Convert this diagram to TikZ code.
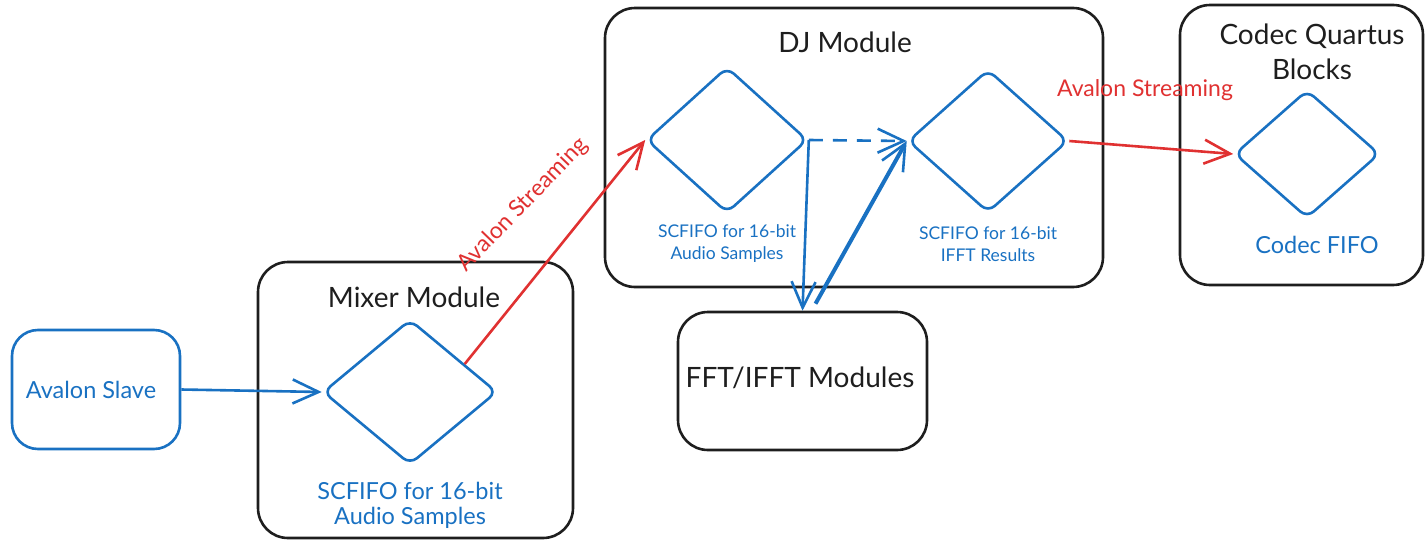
\documentclass[tikz,border=0pt]{standalone}
\usepackage{fontspec}
\setmainfont{Lato}
\usetikzlibrary{shapes.geometric,arrows.meta,calc}
\definecolor{exblue}{HTML}{1971C2}
\definecolor{exred}{HTML}{E03131}
\definecolor{exblack}{HTML}{1E1E1E}
\tikzset{
  container/.style={draw=exblack, line width=2.6pt, rounded corners=30pt, minimum width=#1},
  bluebox/.style={draw=exblue, line width=2.6pt, rounded corners=26pt},
  fifo/.style={draw=exblue, line width=2.6pt, shape=diamond, inner sep=0pt, rounded corners=9pt},
  title/.style={text=exblack, font=\fontsize{28}{35}\selectfont, align=center},
  bluelabel/.style={text=exblue, font=\fontsize{23.5}{25}\selectfont, align=center},
  smalllabel/.style={text=exblue, font=\fontsize{17.5}{22}\selectfont, align=center},
  redlabel/.style={text=exred, font=\fontsize{23}{24}\selectfont},
  barb/.style={-{Straight Barb[length=26pt,width=24pt,line width=2.6pt]}},
  bluearrow/.style={barb, draw=exblue, line width=2.6pt},
  redarrow/.style={barb, draw=exred, line width=2.6pt},
}
\begin{document}
\begin{tikzpicture}[x=1pt,y=-1pt]
\useasboundingbox (0,0) rectangle (1426,541);
% containers
\node[container=315pt, minimum height=276pt] (mixer) at (415.5,400) {};
\node[container=498pt, minimum height=279pt] (dj) at (854,147.5) {};
\node[container=243pt, minimum height=280pt] (codec) at (1301.5,145) {};
\node[container=249pt, minimum height=138pt] (fft) at (802.5,381) {};
\node[bluebox, minimum width=168pt, minimum height=119pt] (slave) at (96,389.5) {};
% titles
\node[title] (mixert) at (414,297) {Mixer Module};
\node[title] (djt) at (845,42) {DJ Module};
\node[title] (codect) at (1312,52) {Codec Quartus\\Blocks};
\node[title] (fftt) at (800,378) {FFT/IFFT Modules};
\node[bluelabel] (slavet) at (91,390) {Avalon Slave};
% diamonds
\node[fifo, minimum width=174pt, minimum height=145pt] (md) at (410,392) {};
\node[fifo, minimum width=161pt, minimum height=146pt] (d1) at (727,140) {};
\node[fifo, minimum width=160pt, minimum height=143pt] (d2) at (988,141) {};
\node[fifo, minimum width=145pt, minimum height=128pt] (cd) at (1307,154) {};
% diamond labels
\node[bluelabel] (mdl) at (410,505) {SCFIFO for 16-bit\\Audio Samples};
\node[smalllabel] (d1l) at (727,244) {SCFIFO for 16-bit\\Audio Samples};
\node[smalllabel] (d2l) at (988,244) {SCFIFO for 16-bit\\IFFT Results};
\node[bluelabel] (cdl) at (1317,245) {Codec FIFO};
% connectors
\coordinate (mdout) at ($(md.north)!0.62!(md.east)$);
\draw[bluearrow] (slave.east) -- (md.west);
\draw[redarrow] (mdout) -- (d1.west);
\draw[bluearrow, dashed, dash pattern=on 14pt off 10pt] (d1.east) -- (d2.west);
\draw[bluearrow] (d1.east) -- (fft.north);
\coordinate (fftout) at ($(fft.north)+(13,-7)$);
\draw[bluearrow, line width=4pt] (fftout) -- (d2.west);
\draw[redarrow] (d2.east) -- (cd.west);
% red labels
\node[redlabel, rotate=46] (rl1) at (523,205) {Avalon Streaming};
\node[redlabel] (rl2) at (1145,90) {Avalon Streaming};
\end{tikzpicture}
\end{document}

━━━━━━━━━━

Write out the whole listing exactly, and drop the pictures.

▶ [Output below]
Convert this diagram to TikZ code.
\documentclass[tikz,border=0pt]{standalone}
\usepackage{fontspec}
\setmainfont{Lato}
\usetikzlibrary{shapes.geometric,arrows.meta,calc}
\definecolor{exblue}{HTML}{1971C2}
\definecolor{exred}{HTML}{E03131}
\definecolor{exblack}{HTML}{1E1E1E}
\tikzset{
  container/.style={draw=exblack, line width=2.6pt, rounded corners=30pt, minimum width=#1},
  bluebox/.style={draw=exblue, line width=2.6pt, rounded corners=26pt},
  fifo/.style={draw=exblue, line width=2.6pt, shape=diamond, inner sep=0pt, rounded corners=9pt},
  title/.style={text=exblack, font=\fontsize{28}{35}\selectfont, align=center},
  bluelabel/.style={text=exblue, font=\fontsize{23.5}{25}\selectfont, align=center},
  smalllabel/.style={text=exblue, font=\fontsize{17.5}{22}\selectfont, align=center},
  redlabel/.style={text=exred, font=\fontsize{23}{24}\selectfont},
  barb/.style={-{Straight Barb[length=26pt,width=24pt,line width=2.6pt]}},
  bluearrow/.style={barb, draw=exblue, line width=2.6pt},
  redarrow/.style={barb, draw=exred, line width=2.6pt},
}
\begin{document}
\begin{tikzpicture}[x=1pt,y=-1pt]
\useasboundingbox (0,0) rectangle (1426,541);
% containers
\node[container=315pt, minimum height=276pt] (mixer) at (415.5,400) {};
\node[container=498pt, minimum height=279pt] (dj) at (854,147.5) {};
\node[container=243pt, minimum height=280pt] (codec) at (1301.5,145) {};
\node[container=249pt, minimum height=138pt] (fft) at (802.5,381) {};
\node[bluebox, minimum width=168pt, minimum height=119pt] (slave) at (96,389.5) {};
% titles
\node[title] (mixert) at (414,297) {Mixer Module};
\node[title] (djt) at (845,42) {DJ Module};
\node[title] (codect) at (1312,52) {Codec Quartus\\Blocks};
\node[title] (fftt) at (800,378) {FFT/IFFT Modules};
\node[bluelabel] (slavet) at (91,390) {Avalon Slave};
% diamonds
\node[fifo, minimum width=174pt, minimum height=145pt] (md) at (410,392) {};
\node[fifo, minimum width=161pt, minimum height=146pt] (d1) at (727,140) {};
\node[fifo, minimum width=160pt, minimum height=143pt] (d2) at (988,141) {};
\node[fifo, minimum width=145pt, minimum height=128pt] (cd) at (1307,154) {};
% diamond labels
\node[bluelabel] (mdl) at (410,505) {SCFIFO for 16-bit\\Audio Samples};
\node[smalllabel] (d1l) at (727,244) {SCFIFO for 16-bit\\Audio Samples};
\node[smalllabel] (d2l) at (988,244) {SCFIFO for 16-bit\\IFFT Results};
\node[bluelabel] (cdl) at (1317,245) {Codec FIFO};
% connectors
\coordinate (mdout) at ($(md.north)!0.62!(md.east)$);
\draw[bluearrow] (slave.east) -- (md.west);
\draw[redarrow] (mdout) -- (d1.west);
\draw[bluearrow, dashed, dash pattern=on 14pt off 10pt] (d1.east) -- (d2.west);
\draw[bluearrow] (d1.east) -- (fft.north);
\coordinate (fftout) at ($(fft.north)+(13,-7)$);
\draw[bluearrow, line width=4pt] (fftout) -- (d2.west);
\draw[redarrow] (d2.east) -- (cd.west);
% red labels
\node[redlabel, rotate=46] (rl1) at (523,205) {Avalon Streaming};
\node[redlabel] (rl2) at (1145,90) {Avalon Streaming};
\end{tikzpicture}
\end{document}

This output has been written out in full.